A aquel libro le seguirían otros, como “El libro de los médiums”, “El Evangelio según el espiritismo”, “Cielo e infierno” y “Génesis”, testigos claros de su postura respecto a las formas de transcomunicación y la cantidad de posibilidades que eso suponía para la organización del mundo y del propio universo.

Igualmente, fundó en 1858 una revista especializada, una tendencia también bastante común en la época, que se vio impulsada por el éxito que las obras de Kardec iban obteniendo. Se trataba de la “Revue Spirite”, al frente de la cual se mantuvo durante el resto de su vida.

Sin embargo y a pesar de lo que puede parecer, no se unió a la corriente espiritualista de la época.

Diferenció muy claramente su forma de entender el fenómeno: mientras el espiritualismo hablaba un mundo visible y otro invisible, él se declaró abiertamente espiritista, defendiendo la existencia del espíritu como la quinta esencia, unida al cuerpo por el periespíritu y fuera de lo que nuestros sentidos pueden percibir; un espíritu que permanece y vuelve, quizá en otras reencarnaciones.

Por supuesto, Allan Kardec también tuvo críticos. El conocido como El Jesuita Blanco fue un ejemplo, encabezando un intento de corregir y complementar la obra del autor, a pesar de afirmar que se había reencarnado en 1883.
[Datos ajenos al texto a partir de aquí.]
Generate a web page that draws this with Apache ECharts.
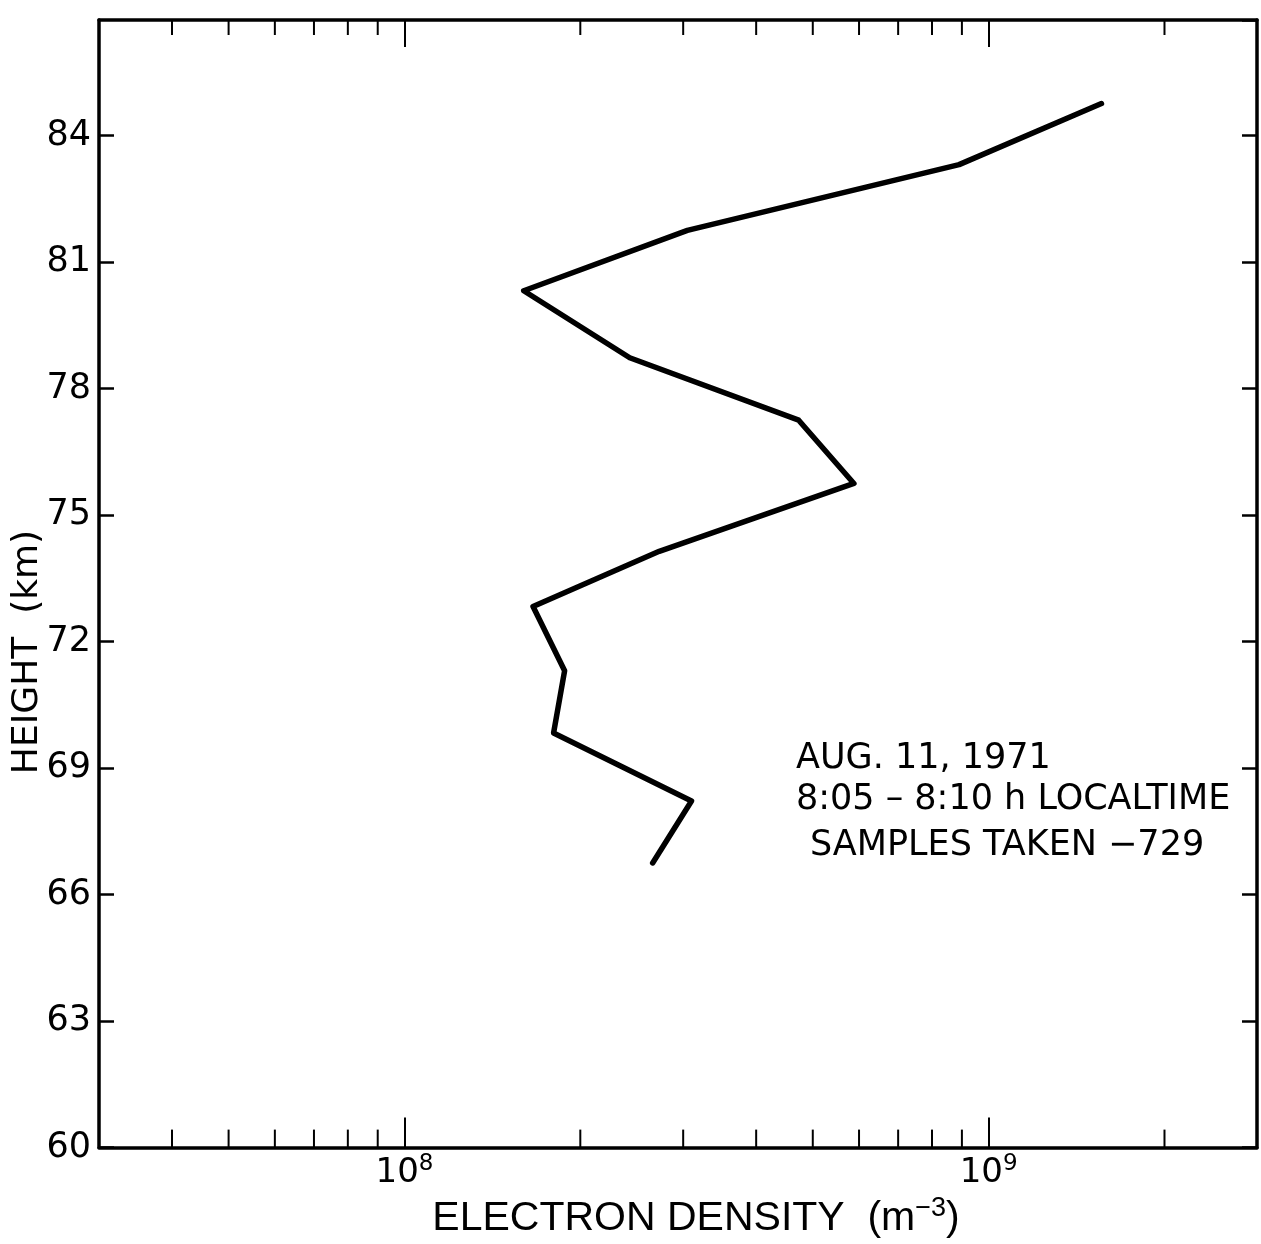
<!DOCTYPE html>
<html>
<head>
<meta charset="utf-8">
<script src="https://cdn.jsdelivr.net/npm/echarts@6/dist/echarts.min.js"></script>
<style>
html,body{margin:0;padding:0;background:#fff;}
#chart{width:1261px;height:1244px;}
</style>
</head>
<body>
<div id="chart"></div>
<script>
// Electron density (m^-3) and height (km) read from the profile
const density = [1.56e9, 8.9e8, 3.05e8, 1.6e8, 2.43e8, 4.73e8, 5.88e8, 2.73e8, 1.66e8, 1.88e8, 1.8e8, 3.1e8, 2.66e8];
const height  = [84.76, 83.31, 81.75, 80.32, 78.73, 77.25, 75.75, 74.14, 72.83, 71.31, 69.83, 68.22, 66.75];

// Axes
const xMin = 3e7, xMax = 2.88e9;
const yMin = 60, yMax = 86.74, yStep = 3;
const minorTickValues = [4e7, 5e7, 6e7, 7e7, 8e7, 9e7, 2e8, 3e8, 4e8, 5e8, 6e8, 7e8, 8e8, 9e8, 2e9];

const annotation = ['AUG. 11, 1971', '8:05 \u2013 8:10 h LOCALTIME', 'SAMPLES TAKEN \u2212729'];

const lineData = density.map((d, i) => [d, height[i]]);
const minorData = minorTickValues.map(v => [v, yMin]);

function isPow10(v) {
  const l = Math.log10(v);
  return Math.abs(l - Math.round(l)) < 1e-6;
}

const chart = echarts.init(document.getElementById('chart'), null, {renderer: 'canvas'});
const axisLine = {show: true, lineStyle: {color: '#000', width: 3.5}};
const option = {
  backgroundColor: '#fff',
  animation: false,
  grid: {left: 99, right: 4, top: 20, bottom: 87.5, containLabel: false},
  xAxis: [
    {
      type: 'log', logBase: 10, min: xMin, max: xMax, position: 'bottom',
      axisLine: axisLine,
      axisTick: {show: true, inside: true, length: 30, lineStyle: {color: '#000', width: 2}},
      splitLine: {show: false},
      axisLabel: {
        show: true, margin: 5, showMinLabel: false, showMaxLabel: false,
        formatter: v => isPow10(v) ? '{b|10}{s|' + Math.round(Math.log10(v)) + '}' : '',
        rich: {
          b: {fontFamily: 'DejaVu Sans', fontSize: 34, color: '#000', verticalAlign: 'bottom', lineHeight: 38},
          s: {fontFamily: 'DejaVu Sans', fontSize: 23, color: '#000', verticalAlign: 'top', lineHeight: 38}
        }
      },
      name: 'ELECTRON DENSITY  (m{s|\u22123})',
      nameLocation: 'middle', nameGap: 44,
      nameTextStyle: {
        fontFamily: 'Liberation Sans', fontSize: 41, color: '#000', padding: [0, 0, 0, 36],
        rich: {s: {fontFamily: 'Liberation Sans', fontSize: 27, color: '#000', verticalAlign: 'top', lineHeight: 46}}
      }
    },
    {
      type: 'log', logBase: 10, min: xMin, max: xMax, position: 'top',
      axisLine: axisLine,
      axisTick: {show: true, inside: true, length: 27, lineStyle: {color: '#000', width: 2}},
      axisLabel: {show: false},
      splitLine: {show: false}
    }
  ],
  yAxis: [
    {
      type: 'value', min: yMin, max: yMax, interval: yStep, position: 'left',
      axisLine: axisLine,
      axisTick: {show: true, inside: true, length: 15, lineStyle: {color: '#000', width: 2.5}},
      splitLine: {show: false},
      axisLabel: {show: true, margin: 8, showMaxLabel: false, color: '#000', fontFamily: 'DejaVu Sans', fontSize: 35}
    },
    {
      type: 'value', min: yMin, max: yMax, interval: yStep, position: 'right',
      axisLine: axisLine,
      axisTick: {show: true, inside: true, length: 15, lineStyle: {color: '#000', width: 2.5}},
      splitLine: {show: false},
      axisLabel: {show: false}
    }
  ],
  graphic: [
    {type: 'text', left: 796, top: 741, style: {text: annotation[0], font: '35px "DejaVu Sans"', fill: '#000'}},
    {type: 'text', left: 796, top: 782, style: {text: annotation[1], font: '35px "DejaVu Sans"', fill: '#000'}},
    {type: 'text', left: 810, top: 828, style: {text: annotation[2], font: '35px "DejaVu Sans"', fill: '#000'}},
    {type: 'text', x: 28, y: 652, rotation: Math.PI / 2,
     style: {text: 'HEIGHT  (km)', font: '36px "DejaVu Sans"', fill: '#000', textAlign: 'center', textVerticalAlign: 'middle'}}
  ],
  series: [
    {
      type: 'custom', xAxisIndex: 0, yAxisIndex: 0, silent: true, clip: false,
      data: minorData,
      encode: {x: 0, y: 1},
      renderItem: function (params, api) {
        const pb = api.coord([api.value(0), yMin]);
        const pt = api.coord([api.value(0), yMax]);
        return {
          type: 'group',
          children: [
            {type: 'line', shape: {x1: pb[0], y1: pb[1], x2: pb[0], y2: pb[1] - 18}, style: {stroke: '#000', lineWidth: 2}},
            {type: 'line', shape: {x1: pt[0], y1: pt[1], x2: pt[0], y2: pt[1] + 15}, style: {stroke: '#000', lineWidth: 2}}
          ]
        };
      }
    },
    {
      type: 'line', xAxisIndex: 0, yAxisIndex: 0,
      data: lineData, symbol: 'none', smooth: false,
      lineStyle: {color: '#000', width: 5.5, join: 'round', cap: 'round'}
    }
  ]
};
chart.setOption(option);
</script>
</body>
</html>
Sus libros fueron condenados por el Obispo de Barcelona, que ordenó incluso que fueran quemados, y por Roma en sí, pues se incluyeron en el índice de libros prohibidos.

La suya no era una postura sencilla en medio de las corrientes filosóficas materialistas y positivistas de la época. Diría: “estudié los hechos con cuidado y perseverancia, los coordiné y deduje de ellos sus consecuencias”.

Así, llegó a la conclusión de que “el espiritismo es la prueba patente de la existencia del alma, de su individualidad después de la muerte, de su inmortalidad y de su suerte verdadera.

Es, pues, la destrucción del materialismo, no con razonamiento, sino con hechos.” Por ello, pasó a la historia como el gran sistematizador del espiritismo, sin dejarse llevar por el misticismo ni tener capacidades mediúmnicas.